Despite the boost in Asian flows, Russia’s oil exports from March 17 to 23 were down by more than a quarter from the prior week, according to industry data reported by Bloomberg. While the data didn’t include reasons for the drop, it occurred as Russia faced a growing movement by many of its usual customers to find alternate energy supplies after its invasion of Ukraine. Russia’s average daily exports over the period reached 495.3 thousand tons, down 26.4% from the week before, according the industry data seen by Bloomberg. That’s equivalent to an average 3.63 million b/d.

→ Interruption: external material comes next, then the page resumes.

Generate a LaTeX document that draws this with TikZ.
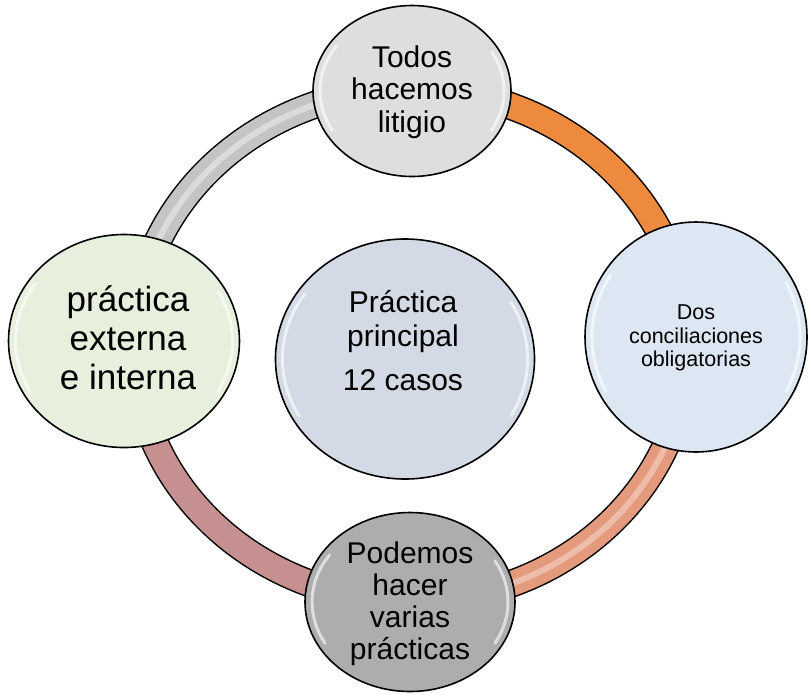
\documentclass[tikz,border=0pt]{standalone}
\usepackage{fontspec}
\setmainfont{Liberation Sans}
\usetikzlibrary{shapes.geometric}
\definecolor{ringgray}{HTML}{C4C4C4}
\definecolor{ringorange}{HTML}{EE8A3E}
\definecolor{ringsalmon}{HTML}{E49A7C}
\definecolor{ringrose}{HTML}{C79090}
\definecolor{topfill}{HTML}{DEDEDE}
\definecolor{leftfill}{HTML}{E6F0DC}
\definecolor{rightfill}{HTML}{DDE7F3}
\definecolor{centerfill}{HTML}{D3DAE5}
\definecolor{botfill}{HTML}{ADADAD}
\begin{document}
\begin{tikzpicture}[x=1pt,y=-1pt,
  bubble/.style={ellipse, draw=black, line width=1.6pt, inner sep=0pt},
  txt/.style={align=center, text=black, inner sep=0pt},
  ringband/.style={line width=25pt},
  gloss/.style={white, line width=3pt, opacity=0.6, line cap=round}]
\useasboundingbox (0,0) rectangle (810,694);
\fill[white] (0,0) rectangle (810,694);
% ring
\coordinate (rc) at (411,345);
\draw[black, line width=28pt] (rc) ellipse [x radius=277, y radius=256];
\begin{scope}
  \clip (411,0) rectangle (810,345);
  \draw[ringorange, ringband] (rc) ellipse [x radius=277, y radius=256];
\end{scope}
\begin{scope}
  \clip (411,345) rectangle (810,694);
  \draw[ringsalmon, ringband] (rc) ellipse [x radius=277, y radius=256];
  \draw[white, line width=6pt, opacity=0.35] (rc) ellipse [x radius=277, y radius=256];
\end{scope}
\begin{scope}
  \clip (0,345) rectangle (411,694);
  \draw[ringrose, ringband] (rc) ellipse [x radius=277, y radius=256];
\end{scope}
\begin{scope}
  \clip (0,0) rectangle (411,345);
  \draw[ringgray, ringband] (rc) ellipse [x radius=277, y radius=256];
  \draw[white, line width=6pt, opacity=0.4] (rc) ellipse [x radius=277, y radius=256];
\end{scope}
% bubbles
\node[bubble, fill=topfill, minimum width=198pt, minimum height=171pt] (top) at (412,91) {};
\node[bubble, fill=leftfill, minimum width=231pt, minimum height=213pt] (left) at (124,341) {};
\node[bubble, fill=rightfill, minimum width=222pt, minimum height=230pt] (right) at (696,337) {};
\node[bubble, fill=botfill, minimum width=210pt, minimum height=179pt] (bot) at (410,602) {};
\node[bubble, fill=centerfill, minimum width=259pt, minimum height=240pt] (mid) at (405,359) {};
% gloss highlights
\foreach \cx/\cy/\rx/\ry in {412/91/99/85.5, 124/341/115.5/106.5, 696/337/111/115, 410/602/105/89.5, 405/359/129.5/120} {
  \draw[gloss] ([shift={(150:{\rx-7} and {\ry-7})}]\cx,\cy) arc[start angle=150, end angle=215, x radius=\rx-7, y radius=\ry-7];
  \draw[gloss] ([shift={(-30:{\rx-7} and {\ry-7})}]\cx,\cy) arc[start angle=-30, end angle=30, x radius=\rx-7, y radius=\ry-7];
}
% texts
\node[txt, font=\fontsize{30}{32.5}\selectfont] (topT) at (412,92) {Todos\\hacemos\\litigio};
\node[txt, font=\fontsize{35}{39}\selectfont] (leftT) at (128,338) {práctica\\externa\\e interna};
\node[txt, font=\fontsize{21.5}{23.5}\selectfont] (rightT) at (696,338) {Dos\\conciliaciones\\obligatorias};
\node[txt, font=\fontsize{30}{32}\selectfont] (botT) at (410,604) {Podemos\\hacer\\varias\\prácticas};
\node[txt, font=\fontsize{30}{34}\selectfont] (midT) at (403,341) {Práctica\\principal\\[10pt]12 casos};
\end{tikzpicture}
\end{document}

Meanwhile, according to Bloomberg Russian tankers carrying oil chemicals and oil products are increasingly concealing their movements, a phenomenon that some maritime experts warn could signal attempts to evade unprecedented sanctions prompted by the invasion of Ukraine. In the week ended March 25, there were at least 33 occurrences of so-called “dark activity” -- operating while onboard systems to transmit their locations are turned off -- by Russian tankers, said Windward, an Israeli consultancy that specializes in maritime risk using artificial intelligence and satellite imagery. That’s more than double the weekly average of 14 in the past year.
In other news, TotalEnergies doesn’t plan to divest its Russian assets amid the war in Ukraine, as doing so would essentially mean handing them over to President Vladimir Putin’s regime, CEO Patrick Pouyanne said. “For me it’s a question of accountability and the responsibility of the offshore stakeholders,” he said during a conference in Doha, Qatar on Saturday. “Do I give them for free to Mr. Putin? Because this is what it means ‘leaving today’ and giving my shares.” The French energy major earlier this week said it will no longer sign or renew contracts to buy oil and petroleum products from Russia, with the aim to halt all purchases by the end of 2022 at the latest, according to a statement.